▶ _WHAT IS EXPECTED_: Transcribe the listing in full, excluding any pictures.

▶ _DATA LINES_:
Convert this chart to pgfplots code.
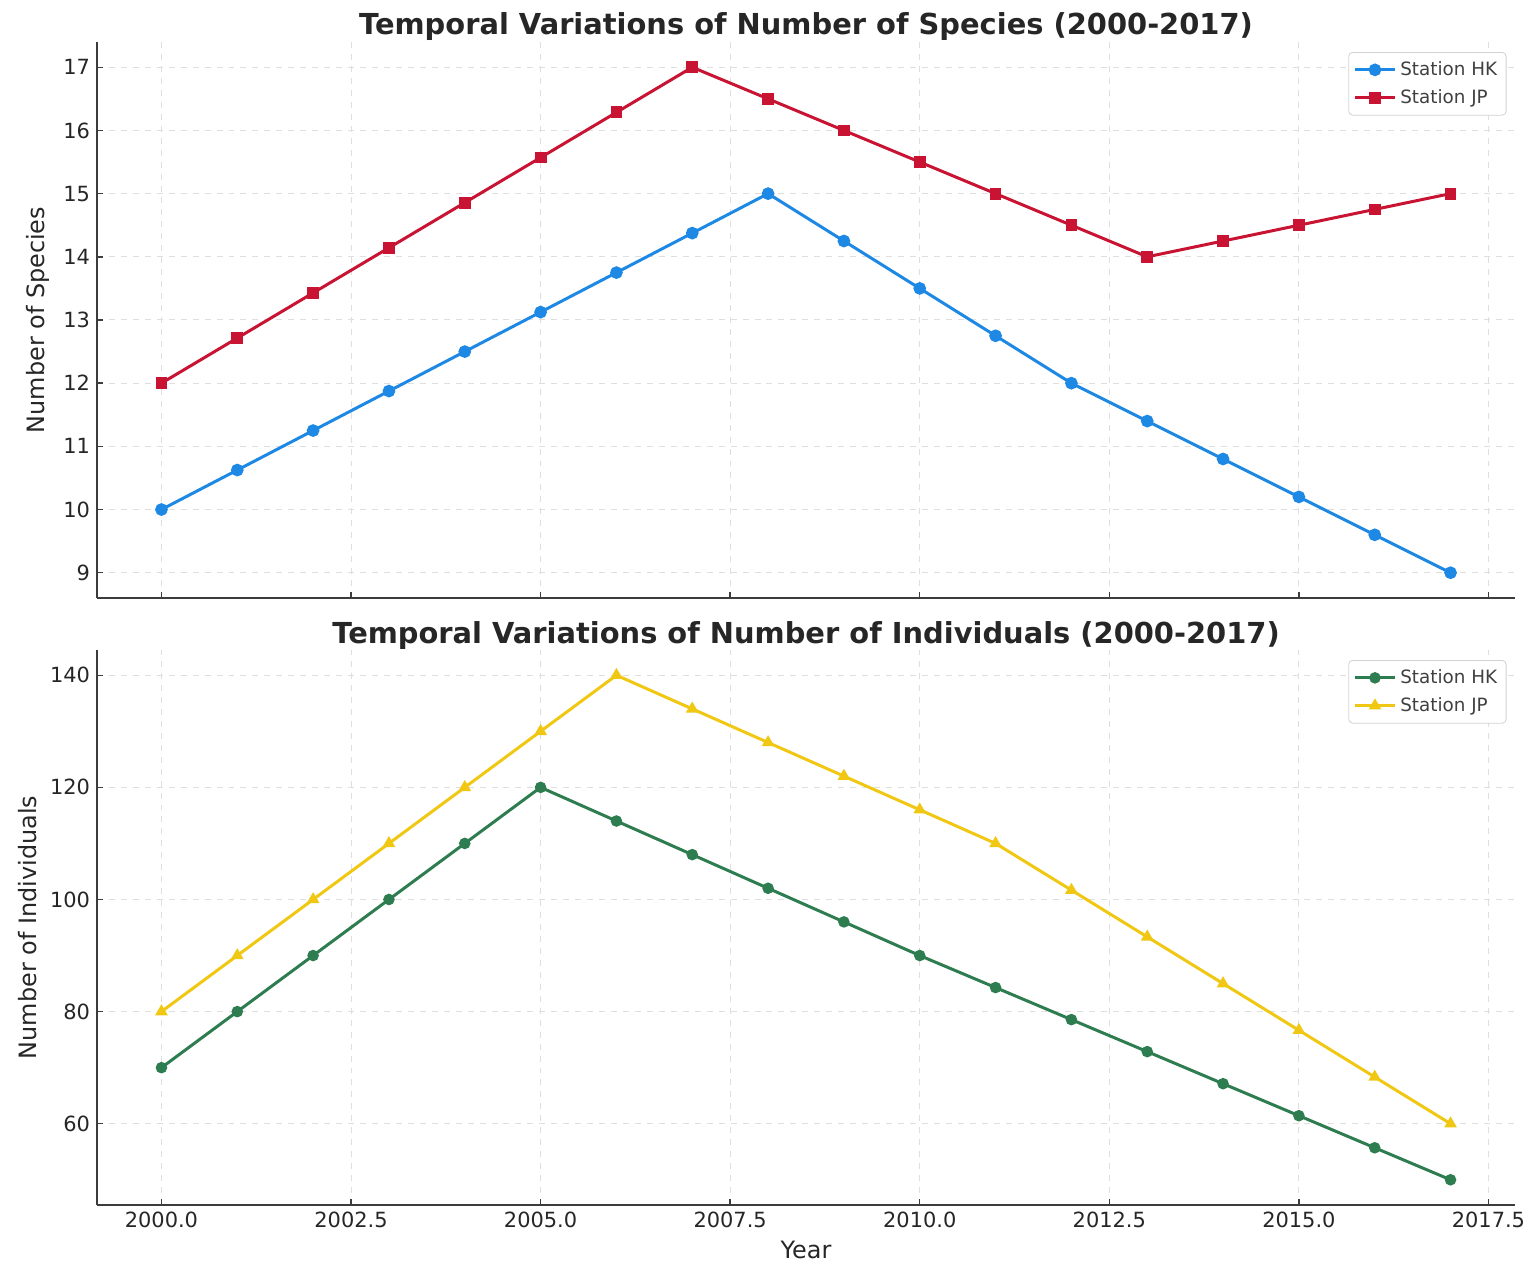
\documentclass[border=0pt]{standalone}
\usepackage{pgfplots}
\pgfplotsset{compat=1.18}
\usepackage{fontspec}
\setmainfont{DejaVu Sans}
\definecolor{cblue}{RGB}{30,136,229}
\definecolor{cred}{RGB}{200,20,50}
\definecolor{cgreen}{RGB}{46,125,80}
\definecolor{cyellow}{RGB}{240,200,20}
\definecolor{spine}{RGB}{60,60,60}
\pgfplotsset{
  mystyle/.style={
    scale only axis, width=709bp, height=278bp,
    xmin=1999.15, xmax=2017.85,
    axis x line=bottom, axis y line=left,
    axis line style={-, spine, line width=0.9bp},
    tick align=inside, major tick length=3bp,
    tick style={spine, line width=0.7bp},
    xtick={2000,2002.5,...,2017.5},
    grid=major,
    grid style={dashed, gray!25, line width=0.5bp},
    /pgf/number format/assume math mode=true,
    ticklabel style={font=\fontsize{10.5}{12}\selectfont, text=black!85},
    label style={font=\fontsize{12}{14}\selectfont, text=black!85},
    title style={font=\fontsize{14.5}{17}\selectfont\bfseries, text=black!85, yshift=-9bp},
    legend style={at={(0.994,0.982)}, anchor=north east, draw=gray!35, rounded corners=2pt,
      font=\fontsize{9.2}{11}\selectfont, text=black!75, cells={anchor=west},
      row sep=1.5bp, inner sep=2.5bp},
    legend image code/.code={\draw[mark repeat=2,mark phase=2] plot coordinates {(0cm,0cm)(0.35cm,0cm)(0.7cm,0cm)};},
    every axis plot/.append style={line width=1.5bp},
  }
}
\begin{document}
\begin{tikzpicture}
\path[use as bounding box] (-48.5bp,-336.5bp) rectangle (719bp,299bp);
\begin{axis}[mystyle, at={(0,0)}, anchor=south west,
  ymin=8.6, ymax=17.4, ytick={9,10,...,17},
  xticklabels={},
  ylabel={Number of Species},
  title={Temporal Variations of Number of Species (2000-2017)}]
\addplot[color=cblue, mark=*, mark size=2.4bp] coordinates {
(2000,10) (2001,10.625) (2002,11.25) (2003,11.875) (2004,12.5) (2005,13.125) (2006,13.75) (2007,14.375) (2008,15)
(2009,14.25) (2010,13.5) (2011,12.75) (2012,12) (2013,11.4) (2014,10.8) (2015,10.2) (2016,9.6) (2017,9)};
\addlegendentry{Station HK}
\addplot[color=cred, mark=square*, mark size=2.2bp] coordinates {
(2000,12) (2001,12.714) (2002,13.429) (2003,14.143) (2004,14.857) (2005,15.571) (2006,16.286) (2007,17)
(2008,16.5) (2009,16) (2010,15.5) (2011,15) (2012,14.5) (2013,14) (2014,14.25) (2015,14.5) (2016,14.75) (2017,15)};
\addlegendentry{Station JP}
\end{axis}
\begin{axis}[mystyle, at={(0,-303.5bp)}, anchor=south west,
  height=277.5bp,
  ymin=45.5, ymax=144.5, ytick={60,80,...,140},
  xticklabel style={/pgf/number format/.cd, fixed, fixed zerofill, precision=1, 1000 sep={}},
  xlabel={Year},
  ylabel={Number of Individuals},
  title={Temporal Variations of Number of Individuals (2000-2017)}]
\addplot[color=cgreen, mark=*, mark size=2.1bp] coordinates {
(2000,70) (2001,80) (2002,90) (2003,100) (2004,110) (2005,120) (2006,114) (2007,108) (2008,102) (2009,96)
(2010,90) (2011,84.29) (2012,78.57) (2013,72.86) (2014,67.14) (2015,61.43) (2016,55.71) (2017,50)};
\addlegendentry{Station HK}
\addplot[color=cyellow, mark=triangle*, mark size=2.2bp] coordinates {
(2000,80) (2001,90) (2002,100) (2003,110) (2004,120) (2005,130) (2006,140) (2007,134) (2008,128) (2009,122)
(2010,116) (2011,110) (2012,101.67) (2013,93.33) (2014,85) (2015,76.67) (2016,68.33) (2017,60)};
\addlegendentry{Station JP}
\end{axis}
\end{tikzpicture}
\end{document}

▶ _OUTPUT OF THE EXERCISE_:
Convert this chart to pgfplots code.
\documentclass[border=0pt]{standalone}
\usepackage{pgfplots}
\pgfplotsset{compat=1.18}
\usepackage{fontspec}
\setmainfont{DejaVu Sans}
\definecolor{cblue}{RGB}{30,136,229}
\definecolor{cred}{RGB}{200,20,50}
\definecolor{cgreen}{RGB}{46,125,80}
\definecolor{cyellow}{RGB}{240,200,20}
\definecolor{spine}{RGB}{60,60,60}
\pgfplotsset{
  mystyle/.style={
    scale only axis, width=709bp, height=278bp,
    xmin=1999.15, xmax=2017.85,
    axis x line=bottom, axis y line=left,
    axis line style={-, spine, line width=0.9bp},
    tick align=inside, major tick length=3bp,
    tick style={spine, line width=0.7bp},
    xtick={2000,2002.5,...,2017.5},
    grid=major,
    grid style={dashed, gray!25, line width=0.5bp},
    /pgf/number format/assume math mode=true,
    ticklabel style={font=\fontsize{10.5}{12}\selectfont, text=black!85},
    label style={font=\fontsize{12}{14}\selectfont, text=black!85},
    title style={font=\fontsize{14.5}{17}\selectfont\bfseries, text=black!85, yshift=-9bp},
    legend style={at={(0.994,0.982)}, anchor=north east, draw=gray!35, rounded corners=2pt,
      font=\fontsize{9.2}{11}\selectfont, text=black!75, cells={anchor=west},
      row sep=1.5bp, inner sep=2.5bp},
    legend image code/.code={\draw[mark repeat=2,mark phase=2] plot coordinates {(0cm,0cm)(0.35cm,0cm)(0.7cm,0cm)};},
    every axis plot/.append style={line width=1.5bp},
  }
}
\begin{document}
\begin{tikzpicture}
\path[use as bounding box] (-48.5bp,-336.5bp) rectangle (719bp,299bp);
\begin{axis}[mystyle, at={(0,0)}, anchor=south west,
  ymin=8.6, ymax=17.4, ytick={9,10,...,17},
  xticklabels={},
  ylabel={Number of Species},
  title={Temporal Variations of Number of Species (2000-2017)}]
\addplot[color=cblue, mark=*, mark size=2.4bp] coordinates {
(2000,10) (2001,10.625) (2002,11.25) (2003,11.875) (2004,12.5) (2005,13.125) (2006,13.75) (2007,14.375) (2008,15)
(2009,14.25) (2010,13.5) (2011,12.75) (2012,12) (2013,11.4) (2014,10.8) (2015,10.2) (2016,9.6) (2017,9)};
\addlegendentry{Station HK}
\addplot[color=cred, mark=square*, mark size=2.2bp] coordinates {
(2000,12) (2001,12.714) (2002,13.429) (2003,14.143) (2004,14.857) (2005,15.571) (2006,16.286) (2007,17)
(2008,16.5) (2009,16) (2010,15.5) (2011,15) (2012,14.5) (2013,14) (2014,14.25) (2015,14.5) (2016,14.75) (2017,15)};
\addlegendentry{Station JP}
\end{axis}
\begin{axis}[mystyle, at={(0,-303.5bp)}, anchor=south west,
  height=277.5bp,
  ymin=45.5, ymax=144.5, ytick={60,80,...,140},
  xticklabel style={/pgf/number format/.cd, fixed, fixed zerofill, precision=1, 1000 sep={}},
  xlabel={Year},
  ylabel={Number of Individuals},
  title={Temporal Variations of Number of Individuals (2000-2017)}]
\addplot[color=cgreen, mark=*, mark size=2.1bp] coordinates {
(2000,70) (2001,80) (2002,90) (2003,100) (2004,110) (2005,120) (2006,114) (2007,108) (2008,102) (2009,96)
(2010,90) (2011,84.29) (2012,78.57) (2013,72.86) (2014,67.14) (2015,61.43) (2016,55.71) (2017,50)};
\addlegendentry{Station HK}
\addplot[color=cyellow, mark=triangle*, mark size=2.2bp] coordinates {
(2000,80) (2001,90) (2002,100) (2003,110) (2004,120) (2005,130) (2006,140) (2007,134) (2008,128) (2009,122)
(2010,116) (2011,110) (2012,101.67) (2013,93.33) (2014,85) (2015,76.67) (2016,68.33) (2017,60)};
\addlegendentry{Station JP}
\end{axis}
\end{tikzpicture}
\end{document}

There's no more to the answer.